# Safe? 4 ohm setting on amp/4 ohm hotplate/8 ohm speakers



## Evilmusician (Apr 13, 2007)

Just wondering if this is safe I searched and found alot double talk,just want a straight answer ,is it safe to do 4ohm setting on Amp Head/4 ohm Hotplate/8 ohm Speakers cheers!


----------



## Wild Bill (May 3, 2006)

Evilmusician said:


> Just wondering if this is safe I searched and found alot double talk,just want a straight answer ,is it safe to do 4ohm setting on Amp Head/4 ohm Hotplate/8 ohm Speakers cheers!


The short answer is "probably yes".

You didn't say what kind of amp. I'm assuming it's a tube amp. A 4 ohm load from the Hot Plate in parallel with the 8 ohm load from the cab will work out to a bit over 3 ohms. Close enough for a tube amp.

The power will not split equally. The Hot Plate being the lower load will hog the power. That means if the Plate is rated at 50 watts and the speaker cab at 50 watts if you crank a 100 watt head into the system the speakers might see only 25 watts and the Plate would see 75. In such an extreme case the Plate could burn out.
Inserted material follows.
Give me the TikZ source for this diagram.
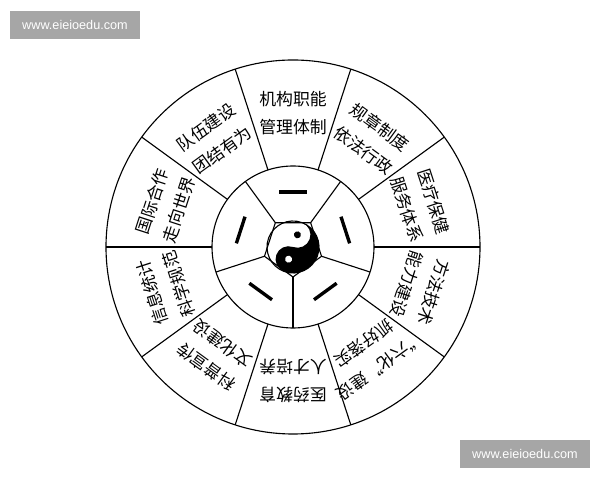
\documentclass[tikz,border=0pt]{standalone}
\usepackage{fontspec}
\setmainfont{Liberation Sans}
\newfontfamily\cjk{Noto Sans CJK SC}
\usepackage{tikz}
\usetikzlibrary{calc}

\begin{document}
\begin{tikzpicture}[x=0.025cm,y=0.025cm]
\tikzset{ring/.style={draw,thick},
         ringtext/.style={font=\cjk\fontsize{12}{20}\selectfont,align=center,inner sep=0pt},
         yao/.style={line width=2.4pt},
         watermark/.style={fill=gray!70,text=white,font=\fontsize{9}{10}\selectfont,
            minimum width=3.25cm,minimum height=0.7cm,inner sep=0pt}}
\useasboundingbox (0,0) rectangle (600,480);
\coordinate (c) at (293,233);
% outer ring
\draw[ring] (c) circle (187);
\draw[ring,fill=white] (c) circle (81);
\foreach \a in {0,36,...,324}
    \draw[ring] ($(c)+(\a:81)$) -- ($(c)+(\a:187)$);
% pentagon
\draw[ring] ($(c)+(270:30)$) \foreach \a in {342,54,126,198} { -- ($(c)+(\a:30)$) } -- cycle;
\foreach \a in {270,342,54,126,198}
    \draw[ring] ($(c)+(\a:30)$) -- ($(c)+(\a:81)$);
\foreach \a in {90,18,306,234,162}
    \draw[yao] ($(c)+(\a:55)+(\a+90:14)$) -- ($(c)+(\a:55)+(\a-90:14)$);
% yin yang
\begin{scope}[shift={(c)},rotate=-20]
\draw[thick] (0,0) circle (26);
\fill (0,26) arc[start angle=90,end angle=-90,radius=26]
    arc[start angle=-90,end angle=-270,radius=13]
    arc[start angle=-90,end angle=90,radius=13] -- cycle;
\fill (0,13) circle (3.5);
\fill[white] (0,-13) circle (3.5);
\end{scope}
% sector texts
\foreach \a/\t in {90/{机构职能\\管理体制},54/{规章制度\\依法行政},18/{医疗保健\\服务体系},
    -18/{方法技术\\能力建设},-54/{“六化”建设\\抓好落实},-90/{医药教育\\人才培养},
    -126/{科普宣传\\文化建设},-162/{信息统计\\科学规范},162/{国际合作\\走向世界},
    126/{队伍建设\\团结有为}}
    \node[ringtext,rotate=\a-90] at ($(c)+(\a:134)$) {\t};
% watermarks
\node[watermark] (wm1) at (75,455) {www.eieioedu.com};
\node[watermark] (wm2) at (525,26) {www.eieioedu.com};
\end{tikzpicture}
\end{document}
If you're not pushing the envelop in this fashion I wouldn't worry about it.

:food-smiley-004:


----------



## Evilmusician (Apr 13, 2007)

Sorry Custom JTM 45 Head ,variable @ 4/8/16 ohms ,Tophat Cabinet 212 8 ohm speakers 80watts , Marshall Silver Jubilee 412 8ohm speakers 75 watts each thanks


----------



## dwagar (Mar 6, 2006)

so, you're plugging 2 8 ohm cabs into the output jacks of the hotplate? that would be 4 ohms.

unless I misunderstand what you're saying.

balancing the different speakers would be a different problem.


----------



## Wild Bill (May 3, 2006)

Evilmusician said:


> Sorry Custom JTM 45 Head ,variable @ 4/8/16 ohms ,Tophat Cabinet 212 8 ohm speakers 80watts , Marshall Silver Jubilee 412 8ohm speakers 75 watts each thanks


Hmmm...Dwagar is right that it can be a bit more complicated.

How are the cabs wired? Two 8 ohm 12" speakers could be wired in series to total 16 ohms or in parallel to make 4 ohms. Four 8 ohm speakers are usually wired in series/parallel to make a total of 8 ohms.

If you run a 4 ohm Hot Plate with an 8 ohm 4-12 then the previous answers make sense. If you run the Hot Plate with a 4 ohm 2-12 then you have two 4 ohm loads in parallel together. This makes 2 ohms! This is not really very good. It won't likely blow anything up but it might shave some months of the life of those EL34's.

:food-smiley-004:


----------



## Evilmusician (Apr 13, 2007)

No No just running each cab alone in different situations (either 412 or 212 ) 212 has 2 Celestion G12H 80's 8 ohms each


----------



## Sneaky (Feb 14, 2006)

Evilmusician said:


> No No just running each cab alone in different situations (either 412 or 212 ) 212 has 2 Celestion G12H 80's 8 ohms each


That cab is wired to 16 ohms I believe (if it's my old one). Two 8 ohm speakers will give you either 16 or 4 total, depending on how it's wired.

Pete


----------



## Evilmusician (Apr 13, 2007)

Hmmmmmmmmmmmm Sneaky Tophat Scripty 212 Green tolex? and how do you tell how its wired? but if its wired 16 ohms is it ok to use a 4 ohm attenuator and 4ohm amp setting ?


----------



## SinCron (Mar 2, 2006)

Why do you want to use both? If it's because you like the sound of both speakers, take the speakers out of the 2X12 and put them in your 4X12 so you can enjoy both tonal qualities.


----------



## Evilmusician (Apr 13, 2007)

Both at different times I keep 412 at jam space and take 212 to gigs :rockon:


----------



## Sneaky (Feb 14, 2006)

Evilmusician said:


> Hmmmmmmmmmmmm Sneaky Tophat Scripty 212 Green tolex? and how do you tell how its wired? but if its wired 16 ohms is it ok to use a 4 ohm attenuator and 4ohm amp setting ?


Here are the wiring diagrams...

http://www.avatarspeakers.com/wiring%20diagrams.htm

Yeah, I think that is one of my old cabs. :wave:

I don't think it is safe to use a 4 ohm hot plate in this case, but I am not an expert on these things.


----------